This is the first of two articles on the importance of “re-creation” in the life of those in dedicated Christian ministry. The first article will cover the importance of rest; the second, recess and renewal. Excerpts are taken from Preventing Ministry Failure by Michael Todd Wilson and Brad Hoffmann. Copyright (c) 2007 by Michael Todd Wilson and Brad Hoffman. Used by permission of InterVarsity Press, P.O. Box 1400, Downers Grove, IL 60515. www.ivpress.com
To be at our best physically, mentally, emotionally and spiritually, we must engage in re-creation—a necessary and God-intended part of the human experience that “re-creates” the physical, mental, emotional and spiritual resources we’ve expended in the pursuit of our calling. Without replenishing internal resources, we can’t hope to carry out God’s purpose in our lives long-term. Instead, we will prematurely flame out.
To think of re-creation in more practical terms, consider its three significant facets: rest, recess and renewal.
Rest refers to the physical repair and rebuilding of the body and mind. When we exert ourselves physically or mentally, we ache for the restoration of our energies. Even the emotional stress of sedentary work requires subsequent rest for the body and mind to recuperate.
Our first inclination for understanding rest might be to identify it with either physical inactivity or the ceasing of physical exertion. But the concept of rest is much more than merely not working. Remember Jesus’ invitation to his disciples to “come with me by yourselves to a quiet place and get some rest” (Mark 6:31)? The disciples were so excited by all their ministry activity and the throngs of people seeking their attention that they hadn’t even taken the time to eat. Jesus led them to a place of quietness because he saw their fatigue and knew they needed downtime. Jesus knows our need for rest. He sees behind our masks and into the depths of our weariness. We can ask him to help us recognize the value of rest in our regular routine.

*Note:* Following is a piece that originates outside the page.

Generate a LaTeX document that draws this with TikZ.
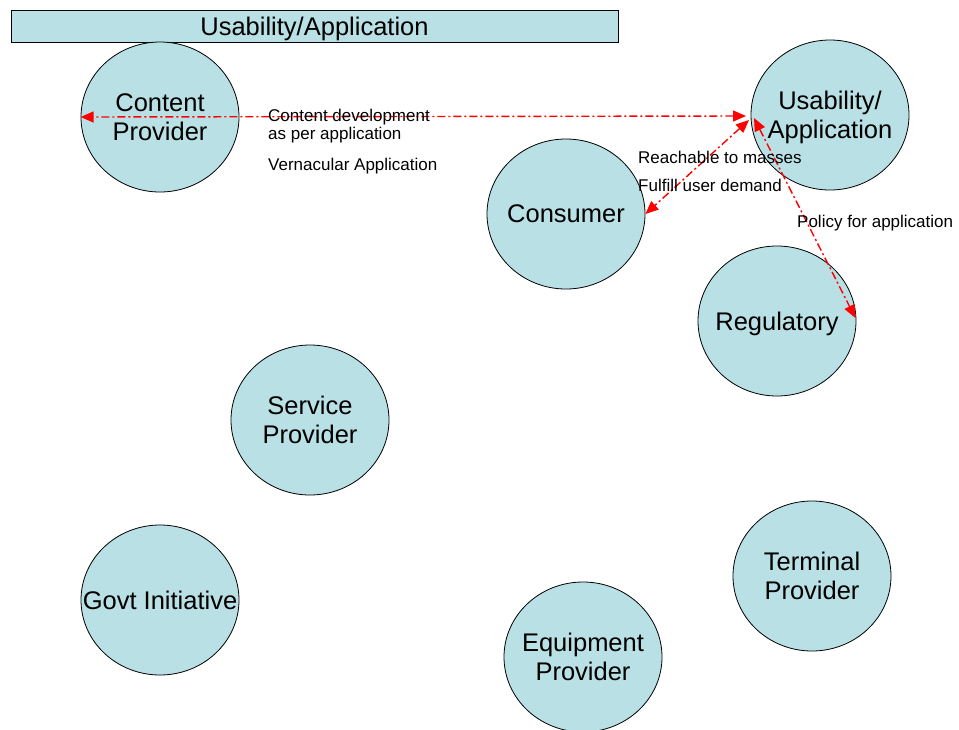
\documentclass[tikz,border=0pt]{standalone}
\usepackage{fontspec}
\setmainfont{Liberation Sans}
\usetikzlibrary{shapes.geometric,arrows.meta}
\definecolor{bubble}{RGB}{185,224,228}
\tikzset{
  bub/.style 2 args={ellipse, draw=black, line width=0.8pt, fill=bubble, minimum width=158pt, minimum height=150pt, inner sep=0pt,
    label={[align=center, inner sep=0pt, text depth=0pt, font=\fontsize{25.5}{29}\selectfont]center:{#2}}},
  link/.style={red, line width=1.4pt, dash pattern=on 8pt off 3pt on 2pt off 3pt, {Triangle[length=13pt,width=11pt]}-{Triangle[length=13pt,width=11pt]}},
  lbl/.style={inner sep=0pt, anchor=base west, font=\fontsize{17}{17.5}\selectfont}
}
\begin{document}
\begin{tikzpicture}[x=1pt,y=-1pt]
\useasboundingbox (0,0) rectangle (959,729);
\node[draw=black, line width=0.8pt, fill=bubble, minimum width=607pt, minimum height=32pt, inner sep=0pt, text depth=0pt, font=\fontsize{25.5}{29}\selectfont] (title) at (314.5,26) {Usability/Application};
\node[bub={}{Content\\Provider}] (cp) at (160,117) {};
\node[bub={}{Usability/\\Application}] (ua) at (830,115) {};
\node[bub={}{Consumer}] (cons) at (566,214) {};
\node[bub={}{Regulatory}] (reg) at (777,321) {};
\node[bub={}{Service\\Provider}] (sp) at (310,420) {};
\node[bub={}{Govt Initiative}] (gov) at (160,600) {};
\node[bub={}{Equipment\\Provider}] (eq) at (583,657) {};
\node[bub={}{Terminal\\Provider}] (tp) at (812,576) {};
\coordinate (uaa) at (746,116);
\coordinate (uab) at (749,120);
\coordinate (uac) at (754,118);
\draw[link] (uaa) -- (cp.west);
\draw[link] (uab) -- (cons.east);
\draw[link] (uac) -- ([shift={(-1,-3)}]reg.east);
\node[lbl, align=left] (l1) at (268,139) {Content development\\as per application};
\node[lbl] (l2) at (268,170) {Vernacular Application};
\node[lbl] (l3) at (638,163) {Reachable to masses};
\node[lbl] (l4) at (638,191) {Fulfill user demand};
\node[lbl] (l5) at (797,227) {Policy for application};
\end{tikzpicture}
\end{document}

Ministry can be a demanding and draining business. We won’t survive long by spending twenty-four hours a day with people who are always taking from us. Those who subconsciously believe they are called into 24/7 ministry are often the ones who become disillusioned and angry when their expectations are shattered. Then they wonder why God doesn’t give them the ability to continue ministering. The reason is simple: they’re not withdrawing into restorative activities and relationships that fill them up. Periodically, we must be willing to take time for rest away from people who need us. God didn’t design us as maintenance-free beings. Like the Garden of Eden and everything else in the created order, we must be properly maintained.
What are some practical ways of resting? For starters, we can take an afternoon nap. It’s amazing how much clearer our mind can think with as little as ten to fifteen minutes of nap time. Even if we’re unable to fall asleep completely, stopping what we’re doing to close our eyes for even a few minutes can alter our state of consciousness, causing us to relax and restoring a bit of physical energy. As prime minister of England, Winston Churchill took daily naps.

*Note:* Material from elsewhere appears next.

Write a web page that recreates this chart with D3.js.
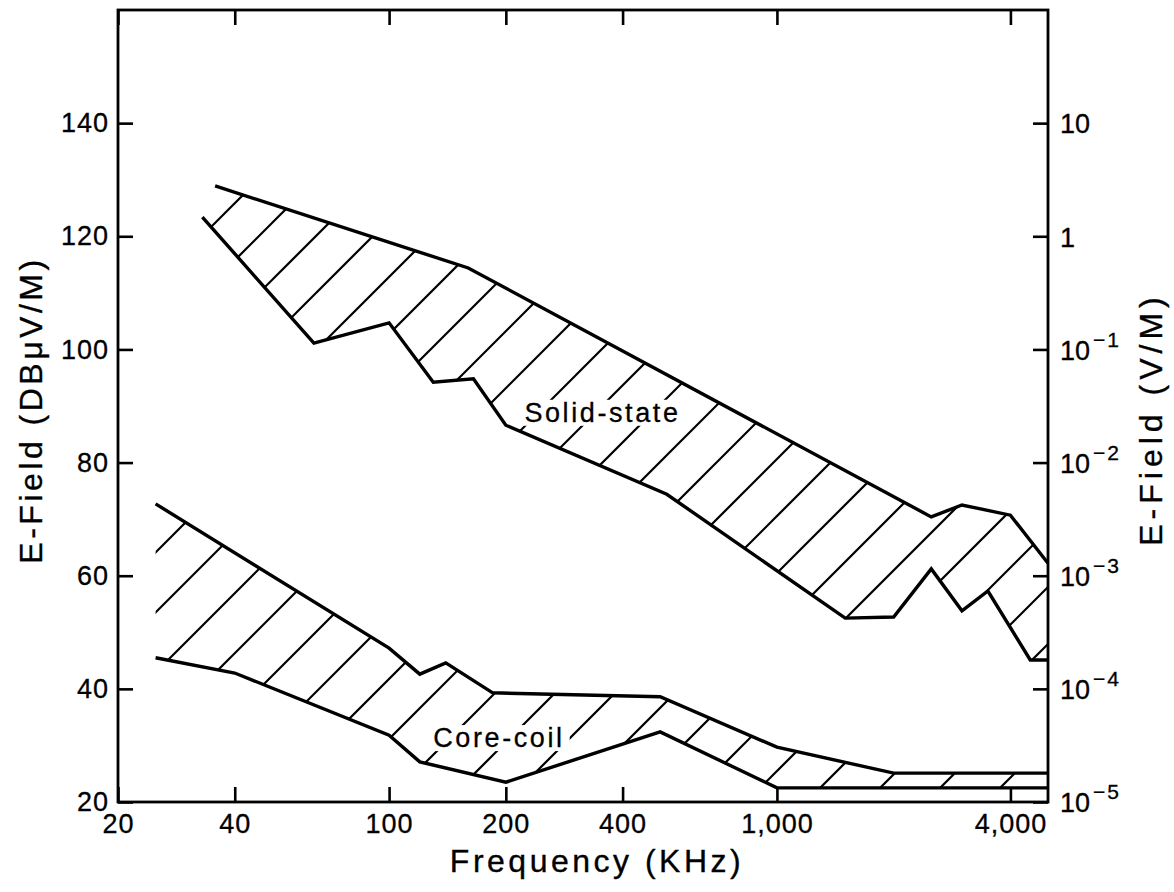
<!DOCTYPE html>
<html><head><meta charset="utf-8">
<script src="https://cdn.jsdelivr.net/npm/d3@7"></script>
<style>
body{margin:0;background:#fff}
text{font-family:"Liberation Sans",Arial,sans-serif;fill:#000}
</style>
</head><body><svg id="chart" width="1174" height="892"></svg>
<script>
// ---- data ----
const xTicks = [20, 40, 100, 200, 400, 1000, 4000];
const xTickLabels = ["20", "40", "100", "200", "400", "1,000", "4,000"];
const yTicks = [20, 40, 60, 80, 100, 120, 140];
const yTickLabels = ["20", "40", "60", "80", "100", "120", "140"];
const rightTickBase = ["10", "10", "10", "10", "10", "1", "10"];
const rightTickExp = ["-5", "-4", "-3", "-2", "-1", "", ""];

const solidUpperFreq = [35.6, 160, 2500, 3000, 4000, 5000];
const solidUpperDb   = [128.9, 114.4, 70.4, 72.5, 70.7, 62.2];
const solidLowerFreq = [33, 64, 100, 130, 165, 200, 520, 1500, 2000, 2500, 3000, 3500, 4500, 5000];
const solidLowerDb   = [123.4, 101.1, 104.7, 94.2, 94.8, 86.6, 74.4, 52.5, 52.7, 61.2, 53.8, 57.3, 45.1, 45.1];

const coreUpperFreq = [25, 100, 120, 140, 185, 500, 1000, 2000, 5000];
const coreUpperDb   = [72.7, 47.2, 42.6, 44.6, 39.3, 38.6, 29.7, 25.1, 25.1];
const coreLowerFreq = [25, 40, 100, 120, 200, 500, 1000, 5000];
const coreLowerDb   = [45.5, 42.8, 31.8, 27.1, 23.5, 32.4, 22.5, 22.5];

const bandLabels = ["Solid-state", "Core-coil"];
const bandLabelFreq = [355, 192];
const bandLabelDb = [88.8, 31.3];

// ---- layout ----
const W = 1174, H = 892;
const m = {left: 118, top: 10, right: 126, bottom: 90};
const FONT = '"Liberation Sans",Arial,sans-serif';
const svg = d3.select("#chart");
const x = d3.scaleLog().domain([20, 5000]).range([m.left, W - m.right]);
const y = d3.scaleLinear().domain([20, 160]).range([H - m.bottom, m.top]);
const defs = svg.append("defs");

const zip = (f, v) => f.map((d, i) => [d, v[i]]);
const line = d3.line().x(d => x(d[0])).y(d => y(d[1]));

function band(id, uf, uv, lf, lv, step, phase) {
  const up = zip(uf, uv), lo = zip(lf, lv);
  const poly = up.concat(lo.slice().reverse());
  defs.append("clipPath").attr("id", id).append("path").attr("d", line(poly) + "Z");
  const g = svg.append("g").attr("clip-path", `url(#${id})`);
  const cs = d3.range(phase - 20 * step, 2200, step);
  g.selectAll("line").data(cs).join("line")
    .attr("x1", k => k).attr("y1", 0).attr("x2", k => k - 1000).attr("y2", 1000)
    .attr("stroke", "#000").attr("stroke-width", 2.2);
  [up, lo].forEach(p => svg.append("path").attr("d", line(p)).attr("fill", "none")
    .attr("stroke", "#000").attr("stroke-width", 3.4).attr("stroke-linejoin", "miter"));
}
band("clipSolid", solidUpperFreq, solidUpperDb, solidLowerFreq, solidLowerDb, 57, 438);
band("clipCore", coreUpperFreq, coreUpperDb, coreLowerFreq, coreLowerDb, 60, 768);

bandLabels.forEach((t, i) => {
  const g = svg.append("g");
  const tx = g.append("text").attr("x", x(bandLabelFreq[i])).attr("y", y(bandLabelDb[i]))
    .attr("text-anchor", "middle").attr("dominant-baseline", "central")
    .attr("font-size", 27).attr("letter-spacing", 2.6)
    .attr("stroke", "#000").attr("stroke-width", 0.3).text(t);
  const bb = tx.node().getBBox();
  g.insert("rect", "text").attr("x", bb.x - 5).attr("y", bb.y + 2).attr("width", bb.width + 10)
    .attr("height", bb.height - 4).attr("fill", "#fff");
});

// axes
const tl = 15;
const axB = svg.append("g").attr("transform", `translate(0,${H - m.bottom})`)
  .call(d3.axisBottom(x).tickValues(xTicks).tickSize(-tl).tickPadding(12)
    .tickFormat((d, i) => xTickLabels[i]));
const axT = svg.append("g").attr("transform", `translate(0,${m.top})`)
  .call(d3.axisTop(x).tickValues(xTicks).tickSize(-tl).tickFormat(""));
const axL = svg.append("g").attr("transform", `translate(${m.left},0)`)
  .call(d3.axisLeft(y).tickValues(yTicks).tickSize(-tl).tickPadding(9)
    .tickFormat((d, i) => yTickLabels[i]));
const axR = svg.append("g").attr("transform", `translate(${W - m.right},0)`)
  .call(d3.axisRight(y).tickValues(yTicks).tickSize(-tl).tickPadding(10).tickFormat(""));

[axB, axT, axL, axR].forEach(a => {
  a.select(".domain").remove();
  a.selectAll(".tick line").attr("stroke", "#000").attr("stroke-width", 2.6);
  a.selectAll("text").attr("font-size", 27).attr("font-family", FONT).attr("fill", "#000")
    .attr("letter-spacing", 1).attr("stroke", "#000").attr("stroke-width", 0.3);
});

axR.selectAll(".tick").each(function(d, i) {
  const t = d3.select(this).append("text").attr("x", 12).attr("dy", "0.36em")
    .attr("font-size", 27).attr("fill", "#000").attr("text-anchor", "start")
    .attr("font-family", FONT).attr("stroke", "#000").attr("stroke-width", 0.3);
  t.append("tspan").text(rightTickBase[i]);
  if (rightTickExp[i]) t.append("tspan").attr("dy", "-0.62em").attr("font-size", 21)
    .attr("dx", 3).attr("letter-spacing", 2).text(rightTickExp[i].replace("-", "\u2212"));
});

// frame
svg.append("rect").attr("x", m.left).attr("y", m.top)
  .attr("width", W - m.left - m.right).attr("height", H - m.top - m.bottom)
  .attr("fill", "none").attr("stroke", "#000").attr("stroke-width", 2.8);

// titles
const title = (sel) => sel.attr("text-anchor", "middle").attr("font-size", 32)
  .attr("letter-spacing", 3.5).attr("stroke", "#000").attr("stroke-width", 0.35);
title(svg.append("text").attr("x", 597).attr("y", 872)).text("Frequency (KHz)");
title(svg.append("text").attr("transform", "translate(42,410) rotate(-90)")).text("E-Field (DBμV/M)");
title(svg.append("text").attr("transform", "translate(1162,419) rotate(-90)"))
  .attr("letter-spacing", 5).text("E-Field (V/M)");
</script></body></html>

Take a day off and don’t fill it with work around the house: sleep an extra hour on a day off; go to a local coffee shop and read the paper; take a walk with a friend or loved one around the neighborhood and talk about anything but work or family obligations; read a good book for pleasure (rather than in preparation for a sermon or other ministry); sit in a favorite chair and listen to favorite music; go to dinner with intimate friends or family; write in a journal—there are as many ideas for rest as there are unique people in the world. The only way for us to find out what’s restful to us is by trying something we think could be restful.

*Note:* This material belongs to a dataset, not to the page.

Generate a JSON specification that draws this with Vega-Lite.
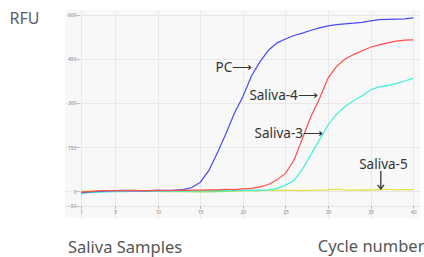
{
  "$schema": "https://vega.github.io/schema/vega-lite/v6.json",
  "width": 355,
  "height": 208,
  "autosize": {"type": "none"},
  "padding": {"left": 65, "top": 10, "right": 4, "bottom": 39},
  "background": "white",
  "config": {"view": {"fill": "#f8f8f8", "stroke": null}, "font": "Noto Sans"},
  "title": {"text": "Saliva Samples", "orient": "bottom", "anchor": "start", "frame": "group", "fontSize": 16.5, "fontWeight": "normal", "color": "#555555", "offset": 0, "dy": -15, "dx": 3},
  "layer": [
    {
      "data": {"values": [
        {"c":1,"PC":-6,"S4":-4,"S3":-9,"S5":0,"G":-3},
        {"c":2,"PC":-3,"S4":-2,"S3":-6,"S5":0,"G":-2},
        {"c":3,"PC":-1,"S4":0,"S3":-4,"S5":1,"G":-2},
        {"c":4,"PC":0,"S4":1,"S3":-3,"S5":1,"G":-1},
        {"c":5,"PC":1,"S4":1,"S3":-2,"S5":1,"G":-1},
        {"c":6,"PC":2,"S4":1,"S3":-2,"S5":1,"G":-1},
        {"c":7,"PC":1,"S4":2,"S3":-1,"S5":0,"G":0},
        {"c":8,"PC":0,"S4":1,"S3":-1,"S5":0,"G":-1},
        {"c":9,"PC":1,"S4":1,"S3":-1,"S5":0,"G":-1},
        {"c":10,"PC":2,"S4":2,"S3":-1,"S5":-1,"G":-1},
        {"c":11,"PC":2,"S4":1,"S3":-1,"S5":-1,"G":-2},
        {"c":12,"PC":3,"S4":2,"S3":0,"S5":0,"G":-2},
        {"c":13,"PC":5,"S4":2,"S3":0,"S5":-1,"G":-2},
        {"c":14,"PC":12,"S4":3,"S3":0,"S5":-2,"G":-2},
        {"c":15,"PC":30,"S4":3,"S3":0,"S5":-1,"G":-3},
        {"c":16,"PC":70,"S4":4,"S3":1,"S5":0,"G":-3},
        {"c":17,"PC":130,"S4":4,"S3":1,"S5":-1,"G":-2},
        {"c":18,"PC":195,"S4":6,"S3":2,"S5":1,"G":-1},
        {"c":19,"PC":265,"S4":5,"S3":2,"S5":0,"G":0},
        {"c":20,"PC":322,"S4":7,"S3":2,"S5":1,"G":1},
        {"c":21,"PC":392,"S4":9,"S3":2,"S5":2,"G":1},
        {"c":22,"PC":440,"S4":14,"S3":3,"S5":1,"G":1},
        {"c":23,"PC":480,"S4":22,"S3":4,"S5":2},
        {"c":24,"PC":505,"S4":38,"S3":8,"S5":3},
        {"c":25,"PC":518,"S4":60,"S3":20,"S5":2},
        {"c":26,"PC":530,"S4":105,"S3":36,"S5":2},
        {"c":27,"PC":538,"S4":180,"S3":75,"S5":1},
        {"c":28,"PC":548,"S4":255,"S3":125,"S5":2},
        {"c":29,"PC":556,"S4":315,"S3":175,"S5":3},
        {"c":30,"PC":563,"S4":385,"S3":225,"S5":4},
        {"c":31,"PC":567,"S4":425,"S3":262,"S5":6},
        {"c":32,"PC":570,"S4":450,"S3":288,"S5":3},
        {"c":33,"PC":572,"S4":465,"S3":308,"S5":3},
        {"c":34,"PC":575,"S4":478,"S3":325,"S5":4},
        {"c":35,"PC":580,"S4":490,"S3":345,"S5":3},
        {"c":36,"PC":584,"S4":498,"S3":355,"S5":5},
        {"c":37,"PC":585,"S4":505,"S3":360,"S5":6},
        {"c":38,"PC":586,"S4":511,"S3":366,"S5":4},
        {"c":39,"PC":587,"S4":514,"S3":375,"S5":5},
        {"c":40,"PC":590,"S4":515,"S3":384,"S5":5}
      ]},
      "transform": [{"fold": ["S5", "G", "S3", "PC", "S4"], "as": ["s", "v"]}],
      "mark": {"type": "line", "strokeWidth": 1.2},
      "encoding": {
        "x": {"field": "c", "type": "quantitative",
          "scale": {"domain": [-0.9, 40.8], "nice": false, "zero": false},
          "axis": {"values": [1, 5, 10, 15, 20, 25, 30, 35, 40], "offset": -12, "domain": false,
            "tickSize": 2, "tickColor": "#aaaaaa", "labelFontSize": 5, "labelColor": "#888888", "labelPadding": 1,
            "gridColor": "#e8e8e8", "gridWidth": 1,
            "title": "Cycle number", "titleFontSize": 16.5, "titleFontWeight": "normal", "titleColor": "#555555",
            "titleAlign": "right", "titleAnchor": null, "titleX": 359, "titleY": 40, "titleBaseline": "middle"}},
        "y": {"field": "v", "type": "quantitative",
          "scale": {"domain": [-92, 617], "nice": false, "zero": false},
          "axis": {"values": [-50, 0, 150, 300, 450, 600], "offset": -14, "domain": false,
            "tickSize": 2, "tickColor": "#aaaaaa", "labelFontSize": 5, "labelColor": "#888888", "labelPadding": 1,
            "gridColor": "#e8e8e8", "gridWidth": 1,
            "title": "RFU", "titleFontSize": 16, "titleFontWeight": "normal", "titleColor": "#5a6070",
            "titleAngle": 0, "titleAlign": "center", "titleAnchor": null, "titleX": -55, "titleY": 8, "titleBaseline": "middle"}},
        "color": {"field": "s", "type": "nominal",
          "scale": {"domain": ["S5", "G", "S3", "PC", "S4"], "range": ["#e8e040", "#90e060", "#40f0d8", "#4a4af5", "#ff4d4d"]},
          "legend": null}
      }
    },
    {
      "data": {"values": [
        {"x": 21.1, "y": 419, "t": "PC⟶"},
        {"x": 28.8, "y": 324, "t": "Saliva-4⟶"},
        {"x": 29.4, "y": 194, "t": "Saliva-3⟶"}
      ]},
      "mark": {"type": "text", "baseline": "middle", "align": "right", "color": "#333333", "fontSize": 13.5},
      "encoding": {
        "x": {"field": "x", "type": "quantitative"},
        "y": {"field": "y", "type": "quantitative"},
        "text": {"field": "t"}
      }
    },
    {
      "data": {"values": [
        {"x": 36.5, "y": 88, "t": "Saliva-5"}
      ]},
      "mark": {"type": "text", "baseline": "middle", "align": "center", "color": "#333333", "fontSize": 13.5},
      "encoding": {
        "x": {"field": "x", "type": "quantitative"},
        "y": {"field": "y", "type": "quantitative"},
        "text": {"field": "t"}
      }
    },
    {
      "data": {"values": [
        {"x": 36.2, "y1": 68, "y2": 7}
      ]},
      "mark": {"type": "rule", "color": "#333333", "strokeWidth": 1.3},
      "encoding": {
        "x": {"field": "x", "type": "quantitative"},
        "y": {"field": "y1", "type": "quantitative"},
        "y2": {"field": "y2"}
      }
    },
    {
      "data": {"values": [
        {"x": 36.2, "y": 7}
      ]},
      "mark": {"type": "point", "shape": "M-1,-1.3L0,0L1,-1.3", "filled": false, "color": "#333333", "strokeWidth": 1.3, "size": 40, "opacity": 1},
      "encoding": {
        "x": {"field": "x", "type": "quantitative"},
        "y": {"field": "y", "type": "quantitative"}
      }
    }
  ]
}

The actual implementation of rest into a busy schedule requires planning and perseverance. Most ministers’ schedules aren’t a nine-to-five operation. We don’t have to feel guilty about scheduling additional rest time on a weekday morning when we will be working that evening. It’s just wise planning and healthy self-care, taking the downtime necessary to be at our best. If unhealthy expectations exist concerning our “on call” or “office” hours, we might discuss them openly with our leadership team to help them understand our actions as making our ministry more effective over the long-term.